Writers are observers.

I tend to be less quick to react in situations because I find myself wanting to watch how it will turn out without getting involved, something I knew would keep me from ever becoming a first responder.

Writers constantly narrate our days in our head as things are happening.

That’s what I consider the difference between a writer and a wannabe. It’s in your blood or it’s not. That’s not to say you’re born with the skills to be a writer. None of us are. We need to learn the language first.

But you are born with a natural capability and inclination to observe and you hear the words in your head as you go about your day. (That being different from hearing voices, of course.) And you care about word choice and you critique TV shows for plot lines and unrealistic dialogue. Language is an obsession for most writers.

And we have other weird quirks.

I read everything allowed as if the words are beats.
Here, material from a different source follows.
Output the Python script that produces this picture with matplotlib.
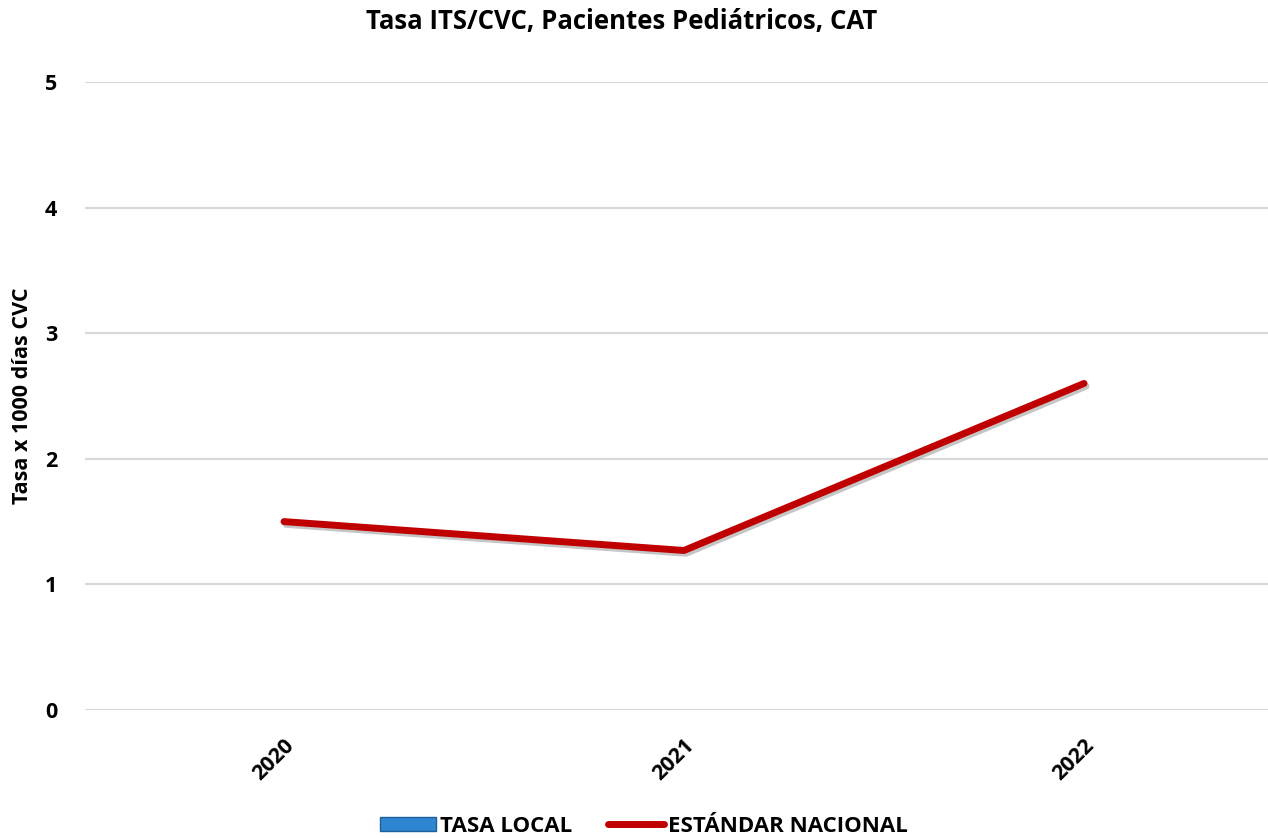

I break grammar rules so that it “sounds” right using unnecessary fillers like “just” and “some” if I need a longer sentence and pattern. I use commas, not where they are appropriate or dictated by Chicago Manual of Style or Oxford, but where I want the reader to slow down and taste the sentence.

Writers are also ruined.

They have significant impressions on their psyche that they dwell on. Some are small things they like to incorporate into their writing often, like a setting or a particular kind of animal. While other impressions are longer lasting like a question they are trying to answer. For me, I often turn to trains, mechanical failings of things thought to be indestructible, and unrequited love.

And when I write that authors are ruined, that doesn’t mean we all grew up in abject poverty and abuse. It means that somewhere along the way something bothered us enough that we return to it over and over.

In West of You, I told a story of someone who died in a train “accident.” This was plucked straight out of a story I could not process as a child. A well-known painter drove into a railroad crossing and was killed with his name-sake/grandchild in my hometown. I knew the spot well and when I was told about it as a ten-year-old I could not understand how an accident like that could happen with such good visibility to an oncoming train. He had to have seen it. Did he simply freeze or was there a darker intention?

I still think about it nearly 40 years later.

But I suppose it’s not just writers who get caught up on things we can’t let go. All of us do. We repeat the same stories to our friends. And we do this because these stories had such a profound impact on us that we can’t shake the truth behind them.

For some people, these impressions ruin their lives by leading to a series of bad decisions. For others, they become fuel that fires their worldview. For writers, it hopefully becomes our bread and butter and possibly fuel for some bad decisions along the way and more stories.

What are the themes or objects you keep coming back to in your life? Knowing what they are can help you clear out some of the unnecessary clutter in your mind or better yet…

help you dive deeper into the abyss.